Foreign exchange gains and losses resulting from the settlement of transactions and from the translation at period-end exchange rates of monetary assets and liabilities denominated in foreign currencies are recognised in profit or loss except when deferred in other comprehensive income as qualifying cash flow hedges.
On translation from the functional currency to the presentational currency the results are translated into Sterling at rates approximating to those ruling when the transactions took place. All assets and liabilities are translated at the rate ruling at the reporting date. Exchange differences arising on translating the opening net assets at opening rate and the results of operations at actual rate are recognised in other comprehensive income.

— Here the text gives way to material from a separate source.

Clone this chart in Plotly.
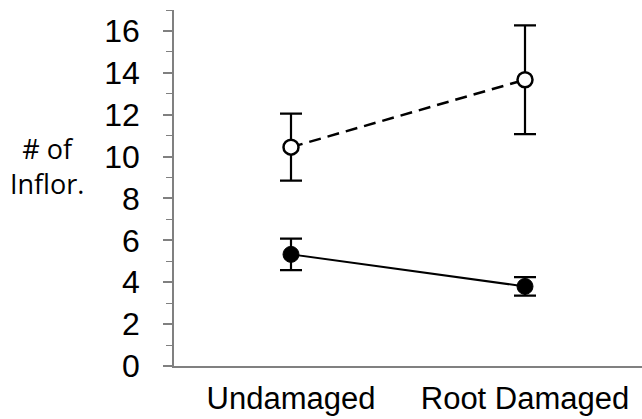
import plotly.graph_objects as go

categories = ["Undamaged", "Root Damaged"]
open_means = [10.45, 13.67]
open_err = [1.6, 2.6]
filled_means = [5.33, 3.8]
filled_err = [0.75, 0.44]
y_ticks = [0, 2, 4, 6, 8, 10, 12, 14, 16]
y_title = "# of<br>Inflor."

xpos = list(range(len(categories)))

fig = go.Figure()
fig.add_trace(go.Scatter(
    x=xpos, y=open_means, mode="lines+markers",
    line=dict(color="black", width=2.5, dash="12px,7px"),
    marker=dict(symbol="circle", size=15, color="white", line=dict(color="black", width=2.5)),
    error_y=dict(type="data", array=open_err, visible=True, color="black", thickness=2.2, width=11),
    showlegend=False,
))
fig.add_trace(go.Scatter(
    x=xpos, y=filled_means, mode="lines+markers",
    line=dict(color="black", width=2),
    marker=dict(symbol="circle", size=16, color="black", line=dict(color="black", width=1)),
    error_y=dict(type="data", array=filled_err, visible=True, color="black", thickness=2.2, width=11),
    showlegend=False,
))

fig.update_layout(
    width=642, height=419,
    margin=dict(l=174, r=0, t=10, b=53, autoexpand=False),
    paper_bgcolor="white", plot_bgcolor="white",
    font=dict(family="Liberation Sans, Arial", color="black"),
    xaxis=dict(
        range=[-0.5, 1.5], tickvals=xpos, ticktext=categories, automargin=False,
        showgrid=False, zeroline=False, showline=True, linecolor="#808080", linewidth=1.5,
        ticks="", tickfont=dict(size=31), ticklabelstandoff=4,
    ),
    yaxis=dict(
        range=[0, 17], tickvals=y_ticks, automargin=False,
        showgrid=False, zeroline=False, showline=True, linecolor="#808080", linewidth=1.5,
        ticks="outside", ticklen=9, tickwidth=1.5, tickcolor="#808080",
        tickfont=dict(size=32), ticklabelstandoff=17,
        minor=dict(dtick=1, ticks="outside", ticklen=6, tickwidth=1.2, tickcolor="#808080", showgrid=False),
    ),
    annotations=[dict(
        text=y_title, xref="paper", yref="paper",
        x=(47 - 174) / 468, y=(366 - 166) / 356, xanchor="center", yanchor="middle",
        showarrow=False, font=dict(size=27, family="Open Sans, Liberation Sans"),
        align="center",
    )],
)
fig.write_html(
    "out.html",
    config={"displayModeBar": False},
    post_script="document.body.style.margin='0';document.body.style.overflow='hidden';",
)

Finance costs are charged to profit or loss over the term of the debt using the effective interest method so that the amount charged is at a constant rate on the carrying amount. Issue costs are initially recognised as a reduction in the proceeds of the associated capital instrument.
Defined contribution pension plan
The LLP operates a defined contribution plan for its employees. A defined contribution plan is a pension plan under which the LLP pays fixed contributions into a separate entity. Once the contributions have been paid the LLP has no further payment obligations.
The contributions are recognised as an expense in profit or loss when they fall due. Amounts not paid are shown in accruals as a liability in the Statement of Financial Position. The assets of the plan are held separately from the LLP in independently administered funds.
Exceptional items are transactions that fall within the ordinary activities of the LLP but are presented separately due to their size or incidence.
Members are personally liable for taxation on their share of the profits of the limited liability partnership in the relevant tax jurisdictions. Consequently, no reserve for the tax liabilities arising on such profits is made in the financial statements in respect of members' tax liabilities, and the profits are shown within members' interests or as 'Loans and other debts due from members' without any deduction for tax.